There are many different answers, depending on how exactly you want to use the output, as well as what assumptions you are making about what odd characters aren't in the filenames. The find command doesn't have an option to escape special characters, but if it did, it's choice of what to escape might not match the exact needs of your program. Considering that the only illegal characters in filenames are '/' and NULL, there are a lot of edge cases.
In my case, I wanted to process the file names as elements in an array in Bash, so I wanted something like:
FILES=( $(find . -type f) )
That doesn't work with spaces (or tabs, for that matter). That also kills the newlines from the find command, making them useless as separators. You can set the field separator in Bash to something different. Ideally, you would set it to null and use -print0 in find, but null is not allowed as a field separator in Bash. My solution is to pick a character that we assume is not in any filenames, like 0x01 (ctrl-a), and use that:
IFS=$'\x01'
FILES=( $(find . -type f | sed -e 's/$/\x01/') )
unset IFS
for F in "${FILES[@]}"; do
useful_command "$F"
done
Note the need to unset IFS to restore it to the default. That won't work with filenames with newlines in them, but should work with most other filenames.
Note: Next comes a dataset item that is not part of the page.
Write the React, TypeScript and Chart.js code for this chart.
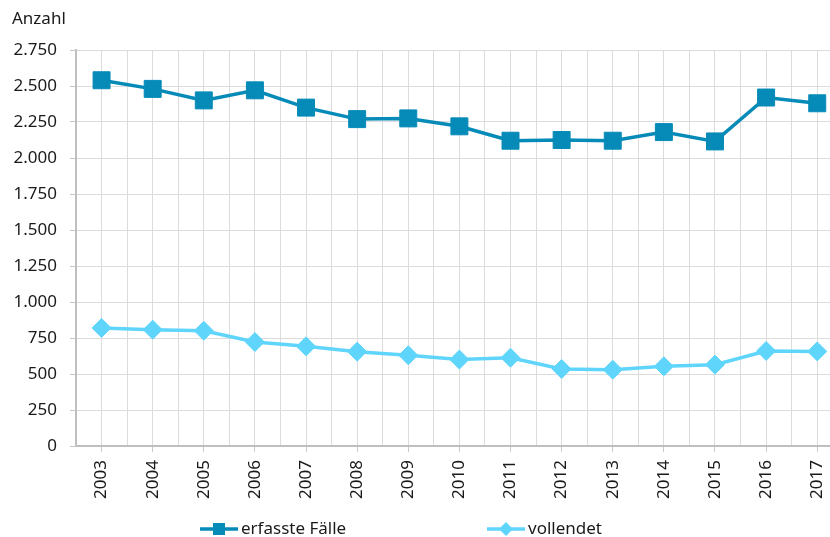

If you're really paranoid, then you'll need to do a find piped to hexdump, split out the results to get all the hex values, and look for one that isn't in the results. Then use that value. I'm sure Johnny Drop Tables has files with every hex code in the file names. If you're paranoid, create file and directory names using all 253 legal characters and test. Probably the only solutions that would pass that test would be ones using 'find -print0' piped to xargs or a custom C program.